On Monday, November 20, the Department of Justice filed suit in the U.S. District Court to block the proposed merger of AT&T and Time Warner. Just three days earlier I, along with my Free State Foundation colleague Theodore Bolema, published an op-ed in The Hill explaining why the Justice Department, if it attempted to block the merger in court, would have a tough time prevailing. Here’s the beginning of the op-ed:

"Based on recent press reports, the Department of Justice may be preparing to challenge the proposed merger of AT&T and Time Warner by seeking to force the merging companies to sell off some or all of the Time Warner video channels as a condition of approval. Put simply, for a vertical merger, this would be unprecedented relief in the modern antitrust era.

Time Warner is a programming content provider, through its CNN, HBO, and Turner channels and its Warner studios. AT&T provides distribution “pipes” for delivery of video content through its DirecTV satellite service as well as its broadband and mobile services. So the proposed combination is a “vertical” merger with no meaningful “horizontal” overlap in lines of business between the companies. Vertical mergers – as opposed to horizontal ones – are rarely challenged under the antitrust laws, but the prominence of these companies is attracting more public scrutiny than has been the case with other vertical mergers.

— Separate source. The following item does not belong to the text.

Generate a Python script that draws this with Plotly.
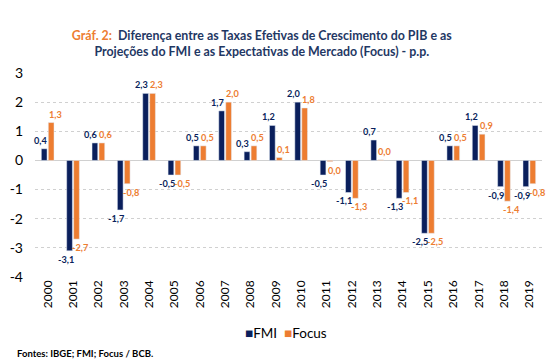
import plotly.graph_objects as go

years = [str(y) for y in range(2000, 2020)]
fmi = [0.4, -3.1, 0.6, -1.7, 2.3, -0.5, 0.5, 1.7, 0.3, 1.2, 2.0, -0.5, -1.1, 0.7, -1.3, -2.5, 0.5, 1.2, -0.9, -0.9]
focus = [1.3, -2.7, 0.6, -0.8, 2.3, -0.5, 0.5, 2.0, 0.5, 0.1, 1.8, -0.04, -1.3, 0.02, -1.1, -2.5, 0.5, 0.9, -1.4, -0.8]
y_ticks = [3, 2, 1, 0, -1, -2, -3, -4]
series_names = ["FMI", "Focus"]

NAVY = "#0a1f5c"
ORANGE = "#ed7d31"
TITLE_NAVY = "#1f3864"
FONT = "Lato"

def fmt(v):
    r = round(v, 1)
    if r == 0:
        return "0,0"
    return f"{r:.1f}".replace(".", ",")

fig = go.Figure()
fig.add_trace(go.Bar(x=years, y=fmi, name=series_names[0], marker_color=NAVY))
fig.add_trace(go.Bar(x=years, y=focus, name=series_names[1], marker_color=ORANGE))

annotations = []
for series, color, shift in ((fmi, NAVY, -7.5), (focus, ORANGE, 7.5)):
    for i, v in enumerate(series):
        annotations.append(dict(
            x=i, y=v, xref="x", yref="y", text=fmt(v), showarrow=False,
            xshift=shift, yshift=1 if v >= 0 else -1,
            yanchor="bottom" if v >= 0 else "top", xanchor="center",
            font=dict(size=9.2, family=FONT, color=color, weight="bold"),
        ))

# legend drawn as text (compact, like the original)
legend_text = (f"<span style='color:{NAVY}'>■</span>{series_names[0]}  "
               f"<span style='color:{ORANGE}'>■</span>{series_names[1]}")
annotations.append(dict(text=legend_text, xref="paper", yref="paper",
                        x=0.495, y=-0.275, xanchor="center", yanchor="middle", showarrow=False,
                        font=dict(size=13.5, family=FONT, color="black")))

annotations.append(dict(text="Fontes: IBGE; FMI; Focus / BCB.", xref="paper", yref="paper",
                        x=-0.0394, y=-0.377, xanchor="left", yanchor="middle", showarrow=False,
                        font=dict(size=9.5, family=FONT, color="black", weight="bold")))

fig.update_layout(
    width=547, height=353,
    margin=dict(l=27, r=13, t=65, b=84, autoexpand=False),
    paper_bgcolor="white", plot_bgcolor="white",
    font=dict(family=FONT, color="black"),
    barmode="group", bargap=0.45, bargroupgap=0.18,
    showlegend=False,
    title=dict(
        text=f"<span style='color:{ORANGE}'>Gráf. 2:</span>  Diferença entre as Taxas Efetivas de Crescimento do PIB e as<br>Projeções do FMI e as Expectativas de Mercado (Focus) - p.p.",
        x=0.464, xanchor="center", y=0.909, yanchor="middle",
        font=dict(size=12.4, family=FONT, color=TITLE_NAVY, weight="bold"),
    ),
    xaxis=dict(type="category", range=[-0.5, len(years) - 0.5], tickangle=-90,
               tickfont=dict(size=12, family=FONT, color="black"),
               showgrid=False, showline=False, ticks="", automargin=False),
    yaxis=dict(range=[-4, 3], tickvals=y_ticks, ticktext=[str(t) for t in y_ticks],
               tickfont=dict(size=14, family=FONT, color="black"),
               showgrid=True, gridcolor="#d0d0d0", griddash="dot", gridwidth=1,
               zeroline=True, zerolinecolor="#d0d0d0", zerolinewidth=1,
               ticklabelstandoff=11, automargin=False),
    annotations=annotations,
)

fig.write_html("out.html")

Importantly, the merger includes no transfer of broadcast licenses, so it is not being reviewed by the Federal Communications Commissions under its vague “public interest” standard requiring affirmative approval from the agency. Instead, the review is being conducted by the Justice Department under Clayton Act standards which focus on the economic impact of the merger. The government can only block the merger by proving its case in court."